Request: Both boundary lines count: repeat, exactly and alone, the lines from the one containing "Reproduce this chart with matplotlib." to the one containing "0.816, 0.798, 0.781]", with pictures left out.
——————
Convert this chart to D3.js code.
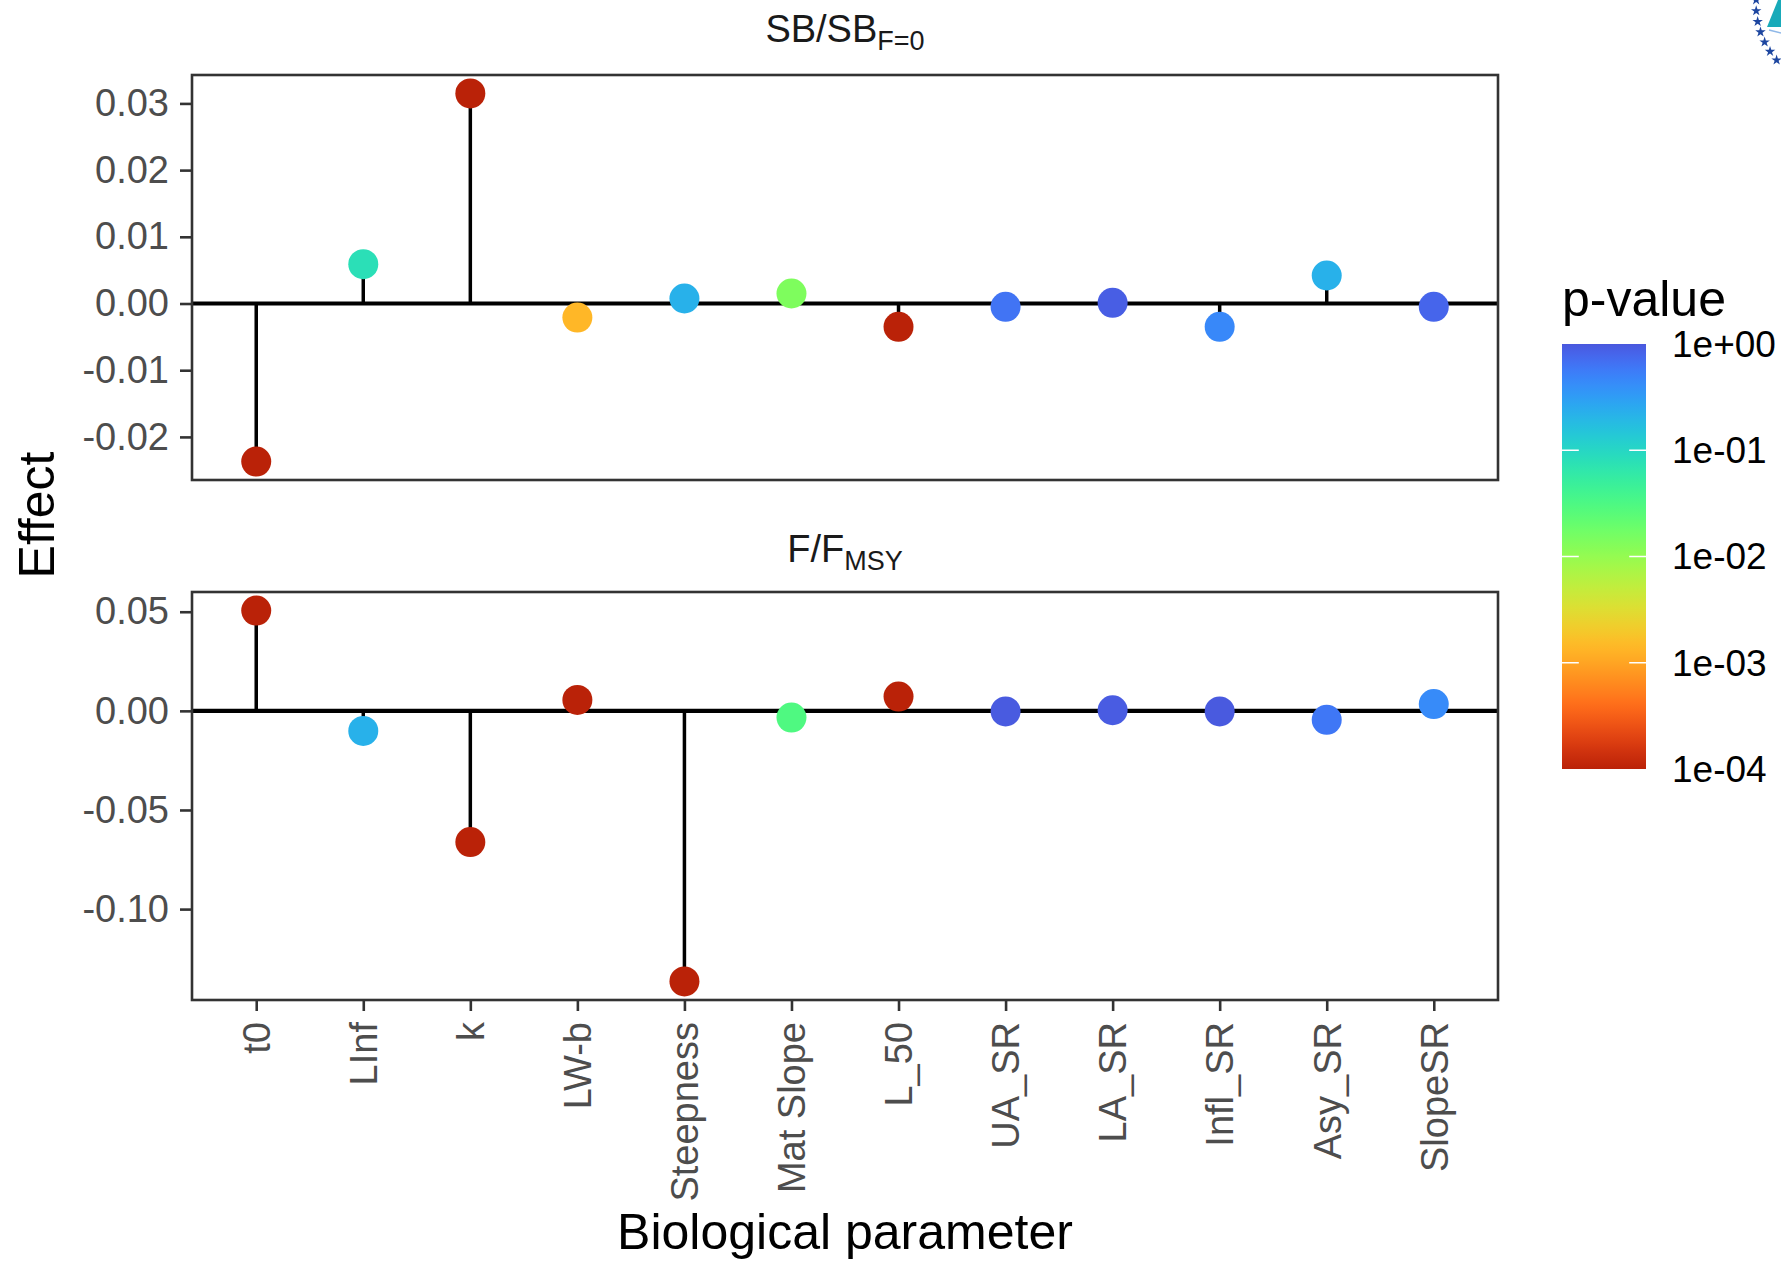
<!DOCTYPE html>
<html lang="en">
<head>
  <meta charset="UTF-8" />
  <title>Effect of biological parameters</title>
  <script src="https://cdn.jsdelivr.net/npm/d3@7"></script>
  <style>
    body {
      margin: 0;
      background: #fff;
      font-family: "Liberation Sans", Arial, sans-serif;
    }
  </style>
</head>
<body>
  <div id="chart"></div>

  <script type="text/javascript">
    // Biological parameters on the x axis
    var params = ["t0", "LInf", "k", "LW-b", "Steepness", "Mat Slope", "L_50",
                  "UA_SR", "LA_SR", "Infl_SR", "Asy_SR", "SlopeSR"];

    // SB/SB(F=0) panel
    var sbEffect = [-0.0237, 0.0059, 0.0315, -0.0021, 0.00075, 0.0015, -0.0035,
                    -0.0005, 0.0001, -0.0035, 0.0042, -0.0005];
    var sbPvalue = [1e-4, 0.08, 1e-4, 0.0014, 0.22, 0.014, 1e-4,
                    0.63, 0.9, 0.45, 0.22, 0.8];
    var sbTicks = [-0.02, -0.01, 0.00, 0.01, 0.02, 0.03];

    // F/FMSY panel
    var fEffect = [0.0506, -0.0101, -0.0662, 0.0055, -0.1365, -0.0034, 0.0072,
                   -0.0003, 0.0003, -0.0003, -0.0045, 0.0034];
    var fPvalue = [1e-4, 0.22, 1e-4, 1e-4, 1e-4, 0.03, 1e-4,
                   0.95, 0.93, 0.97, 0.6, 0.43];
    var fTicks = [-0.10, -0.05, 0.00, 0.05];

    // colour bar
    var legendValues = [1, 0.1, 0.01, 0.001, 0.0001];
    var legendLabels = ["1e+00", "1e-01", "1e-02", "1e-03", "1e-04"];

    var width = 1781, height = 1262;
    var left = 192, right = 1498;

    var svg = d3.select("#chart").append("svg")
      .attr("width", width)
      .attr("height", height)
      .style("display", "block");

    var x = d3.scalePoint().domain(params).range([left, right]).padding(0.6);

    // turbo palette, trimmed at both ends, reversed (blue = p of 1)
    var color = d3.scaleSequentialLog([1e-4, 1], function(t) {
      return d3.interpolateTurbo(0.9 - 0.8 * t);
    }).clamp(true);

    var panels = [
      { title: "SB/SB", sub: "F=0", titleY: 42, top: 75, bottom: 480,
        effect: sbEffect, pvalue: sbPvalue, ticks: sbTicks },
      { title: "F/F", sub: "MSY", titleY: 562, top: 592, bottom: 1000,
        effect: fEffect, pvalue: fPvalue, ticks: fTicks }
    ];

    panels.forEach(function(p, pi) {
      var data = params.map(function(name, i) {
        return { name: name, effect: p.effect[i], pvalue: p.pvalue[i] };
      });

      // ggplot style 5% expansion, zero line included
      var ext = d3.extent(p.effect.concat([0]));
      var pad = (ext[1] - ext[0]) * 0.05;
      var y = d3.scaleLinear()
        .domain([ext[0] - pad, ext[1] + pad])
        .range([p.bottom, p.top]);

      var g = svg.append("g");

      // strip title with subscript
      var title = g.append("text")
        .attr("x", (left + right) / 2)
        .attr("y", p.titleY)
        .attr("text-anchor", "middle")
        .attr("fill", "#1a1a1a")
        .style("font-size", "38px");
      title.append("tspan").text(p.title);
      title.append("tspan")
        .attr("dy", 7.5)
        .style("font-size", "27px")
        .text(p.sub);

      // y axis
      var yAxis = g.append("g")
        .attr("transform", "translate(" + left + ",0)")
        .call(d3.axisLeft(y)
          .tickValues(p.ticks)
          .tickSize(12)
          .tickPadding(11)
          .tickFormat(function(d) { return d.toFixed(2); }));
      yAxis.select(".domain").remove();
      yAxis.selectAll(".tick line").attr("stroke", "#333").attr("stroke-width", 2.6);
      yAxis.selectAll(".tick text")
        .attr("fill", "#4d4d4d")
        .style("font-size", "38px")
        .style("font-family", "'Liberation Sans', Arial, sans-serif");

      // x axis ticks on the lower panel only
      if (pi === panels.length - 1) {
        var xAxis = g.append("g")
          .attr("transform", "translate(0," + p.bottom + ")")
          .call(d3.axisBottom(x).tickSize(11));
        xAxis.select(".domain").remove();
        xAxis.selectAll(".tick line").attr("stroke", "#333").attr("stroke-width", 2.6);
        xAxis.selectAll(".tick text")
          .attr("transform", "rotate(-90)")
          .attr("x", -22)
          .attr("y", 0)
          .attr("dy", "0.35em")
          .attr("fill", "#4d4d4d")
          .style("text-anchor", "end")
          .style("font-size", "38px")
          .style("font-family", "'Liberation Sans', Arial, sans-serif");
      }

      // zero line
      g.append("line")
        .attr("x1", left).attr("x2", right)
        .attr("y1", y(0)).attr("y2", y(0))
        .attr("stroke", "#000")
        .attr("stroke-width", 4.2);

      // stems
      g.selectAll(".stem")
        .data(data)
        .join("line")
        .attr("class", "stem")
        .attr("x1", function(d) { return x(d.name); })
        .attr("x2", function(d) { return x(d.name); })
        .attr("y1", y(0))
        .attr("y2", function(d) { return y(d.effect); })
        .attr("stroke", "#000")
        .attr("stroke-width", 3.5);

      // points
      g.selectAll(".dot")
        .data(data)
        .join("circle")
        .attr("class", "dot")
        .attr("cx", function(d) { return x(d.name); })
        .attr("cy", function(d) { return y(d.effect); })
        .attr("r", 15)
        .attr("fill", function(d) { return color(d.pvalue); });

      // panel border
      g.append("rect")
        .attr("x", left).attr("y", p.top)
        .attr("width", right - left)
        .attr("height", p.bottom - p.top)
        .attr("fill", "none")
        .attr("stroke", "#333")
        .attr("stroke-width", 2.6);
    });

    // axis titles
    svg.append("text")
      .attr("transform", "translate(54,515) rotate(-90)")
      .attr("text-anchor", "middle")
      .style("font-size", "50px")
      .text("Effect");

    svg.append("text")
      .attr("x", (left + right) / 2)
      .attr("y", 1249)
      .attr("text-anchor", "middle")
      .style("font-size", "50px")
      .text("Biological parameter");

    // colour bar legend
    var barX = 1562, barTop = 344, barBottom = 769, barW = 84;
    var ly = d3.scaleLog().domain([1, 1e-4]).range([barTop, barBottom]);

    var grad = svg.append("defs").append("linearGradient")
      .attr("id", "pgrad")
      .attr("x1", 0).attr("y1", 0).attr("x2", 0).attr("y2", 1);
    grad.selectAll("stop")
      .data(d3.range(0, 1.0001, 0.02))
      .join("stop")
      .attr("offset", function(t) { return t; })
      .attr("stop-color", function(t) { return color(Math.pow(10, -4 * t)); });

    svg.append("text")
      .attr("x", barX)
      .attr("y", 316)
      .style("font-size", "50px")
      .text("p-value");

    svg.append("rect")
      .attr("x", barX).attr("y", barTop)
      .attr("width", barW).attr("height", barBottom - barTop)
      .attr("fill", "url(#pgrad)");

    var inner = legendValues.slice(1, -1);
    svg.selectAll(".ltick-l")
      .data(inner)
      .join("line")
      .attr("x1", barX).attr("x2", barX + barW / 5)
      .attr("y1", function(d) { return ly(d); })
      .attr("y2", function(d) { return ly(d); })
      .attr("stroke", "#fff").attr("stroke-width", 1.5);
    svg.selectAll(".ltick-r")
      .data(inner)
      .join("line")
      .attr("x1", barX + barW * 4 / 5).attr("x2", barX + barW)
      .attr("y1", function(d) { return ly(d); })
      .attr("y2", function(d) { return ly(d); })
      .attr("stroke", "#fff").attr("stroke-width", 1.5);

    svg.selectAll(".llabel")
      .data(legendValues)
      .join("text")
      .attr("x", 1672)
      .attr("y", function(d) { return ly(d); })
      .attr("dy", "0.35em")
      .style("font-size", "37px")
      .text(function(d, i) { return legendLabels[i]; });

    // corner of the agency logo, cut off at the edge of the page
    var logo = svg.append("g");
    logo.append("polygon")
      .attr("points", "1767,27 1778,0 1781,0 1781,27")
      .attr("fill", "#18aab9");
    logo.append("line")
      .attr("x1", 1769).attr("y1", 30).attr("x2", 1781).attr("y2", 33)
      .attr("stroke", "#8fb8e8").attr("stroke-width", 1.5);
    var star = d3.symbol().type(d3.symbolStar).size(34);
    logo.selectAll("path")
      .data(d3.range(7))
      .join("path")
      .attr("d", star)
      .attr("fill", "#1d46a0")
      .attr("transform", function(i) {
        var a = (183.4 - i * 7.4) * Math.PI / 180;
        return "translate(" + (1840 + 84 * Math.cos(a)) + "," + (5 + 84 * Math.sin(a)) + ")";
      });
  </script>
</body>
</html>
——————
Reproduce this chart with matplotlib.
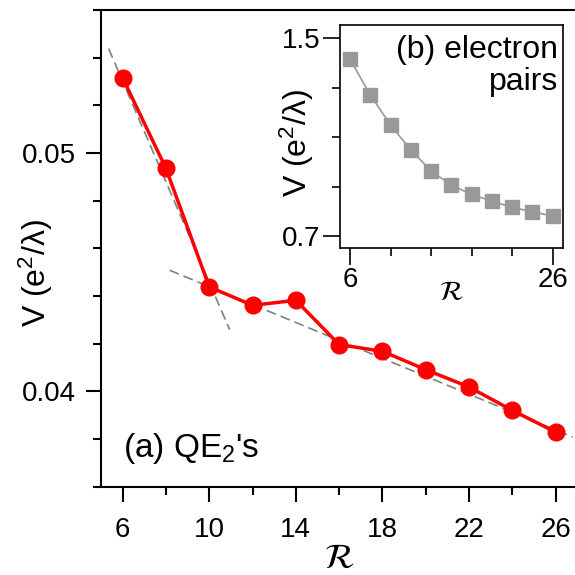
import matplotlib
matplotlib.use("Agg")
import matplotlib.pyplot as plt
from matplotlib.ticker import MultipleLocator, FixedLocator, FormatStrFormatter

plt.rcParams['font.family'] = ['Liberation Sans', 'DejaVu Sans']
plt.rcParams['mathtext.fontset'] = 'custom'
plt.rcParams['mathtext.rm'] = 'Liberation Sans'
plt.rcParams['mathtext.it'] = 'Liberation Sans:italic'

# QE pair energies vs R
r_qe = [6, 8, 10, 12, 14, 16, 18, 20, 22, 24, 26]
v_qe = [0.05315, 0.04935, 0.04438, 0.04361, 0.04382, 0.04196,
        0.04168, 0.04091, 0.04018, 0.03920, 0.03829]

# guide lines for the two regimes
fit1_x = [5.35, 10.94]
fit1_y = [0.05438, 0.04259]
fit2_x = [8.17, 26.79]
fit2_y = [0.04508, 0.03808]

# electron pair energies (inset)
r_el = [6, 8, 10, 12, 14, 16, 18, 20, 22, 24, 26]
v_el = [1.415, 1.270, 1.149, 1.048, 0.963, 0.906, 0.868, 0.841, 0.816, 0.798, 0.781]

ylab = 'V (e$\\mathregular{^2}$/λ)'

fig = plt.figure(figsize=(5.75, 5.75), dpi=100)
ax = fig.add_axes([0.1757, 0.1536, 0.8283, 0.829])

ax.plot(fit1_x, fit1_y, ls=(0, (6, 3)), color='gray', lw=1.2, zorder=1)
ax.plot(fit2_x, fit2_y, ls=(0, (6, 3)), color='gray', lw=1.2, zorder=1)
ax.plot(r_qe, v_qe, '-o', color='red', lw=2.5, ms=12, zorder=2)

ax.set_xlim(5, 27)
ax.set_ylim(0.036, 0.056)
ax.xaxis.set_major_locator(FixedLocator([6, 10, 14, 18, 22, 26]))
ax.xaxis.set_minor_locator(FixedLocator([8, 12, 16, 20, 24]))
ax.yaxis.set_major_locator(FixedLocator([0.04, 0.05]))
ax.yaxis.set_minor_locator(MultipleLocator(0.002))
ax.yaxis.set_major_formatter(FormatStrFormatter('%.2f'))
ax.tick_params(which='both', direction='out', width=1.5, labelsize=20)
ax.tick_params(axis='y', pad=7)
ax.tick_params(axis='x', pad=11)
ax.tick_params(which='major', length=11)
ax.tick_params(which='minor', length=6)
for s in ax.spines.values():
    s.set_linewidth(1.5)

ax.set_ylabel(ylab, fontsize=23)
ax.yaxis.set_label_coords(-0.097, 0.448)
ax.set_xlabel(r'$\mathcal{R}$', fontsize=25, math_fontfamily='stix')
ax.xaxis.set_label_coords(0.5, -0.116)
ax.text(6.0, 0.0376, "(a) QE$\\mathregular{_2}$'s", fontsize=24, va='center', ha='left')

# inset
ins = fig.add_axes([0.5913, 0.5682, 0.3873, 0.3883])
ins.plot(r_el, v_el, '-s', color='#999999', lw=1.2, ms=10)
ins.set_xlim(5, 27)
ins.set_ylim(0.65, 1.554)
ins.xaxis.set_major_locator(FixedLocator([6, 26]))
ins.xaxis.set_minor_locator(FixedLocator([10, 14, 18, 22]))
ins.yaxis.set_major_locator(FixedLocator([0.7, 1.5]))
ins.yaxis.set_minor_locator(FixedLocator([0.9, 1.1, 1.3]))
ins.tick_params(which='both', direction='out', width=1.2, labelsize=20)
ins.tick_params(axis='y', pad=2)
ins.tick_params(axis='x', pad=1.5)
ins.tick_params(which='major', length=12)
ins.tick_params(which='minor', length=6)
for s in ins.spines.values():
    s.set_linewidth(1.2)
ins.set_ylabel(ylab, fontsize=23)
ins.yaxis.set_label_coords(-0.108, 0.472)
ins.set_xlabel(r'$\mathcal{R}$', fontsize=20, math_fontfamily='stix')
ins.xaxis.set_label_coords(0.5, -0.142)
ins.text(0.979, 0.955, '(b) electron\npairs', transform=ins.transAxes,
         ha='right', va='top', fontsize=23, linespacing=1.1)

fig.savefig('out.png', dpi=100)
——————
Answer for this exercise:
Reproduce this chart with matplotlib.
import matplotlib
matplotlib.use("Agg")
import matplotlib.pyplot as plt
from matplotlib.ticker import MultipleLocator, FixedLocator, FormatStrFormatter

plt.rcParams['font.family'] = ['Liberation Sans', 'DejaVu Sans']
plt.rcParams['mathtext.fontset'] = 'custom'
plt.rcParams['mathtext.rm'] = 'Liberation Sans'
plt.rcParams['mathtext.it'] = 'Liberation Sans:italic'

# QE pair energies vs R
r_qe = [6, 8, 10, 12, 14, 16, 18, 20, 22, 24, 26]
v_qe = [0.05315, 0.04935, 0.04438, 0.04361, 0.04382, 0.04196,
        0.04168, 0.04091, 0.04018, 0.03920, 0.03829]

# guide lines for the two regimes
fit1_x = [5.35, 10.94]
fit1_y = [0.05438, 0.04259]
fit2_x = [8.17, 26.79]
fit2_y = [0.04508, 0.03808]

# electron pair energies (inset)
r_el = [6, 8, 10, 12, 14, 16, 18, 20, 22, 24, 26]
v_el = [1.415, 1.270, 1.149, 1.048, 0.963, 0.906, 0.868, 0.841, 0.816, 0.798, 0.781]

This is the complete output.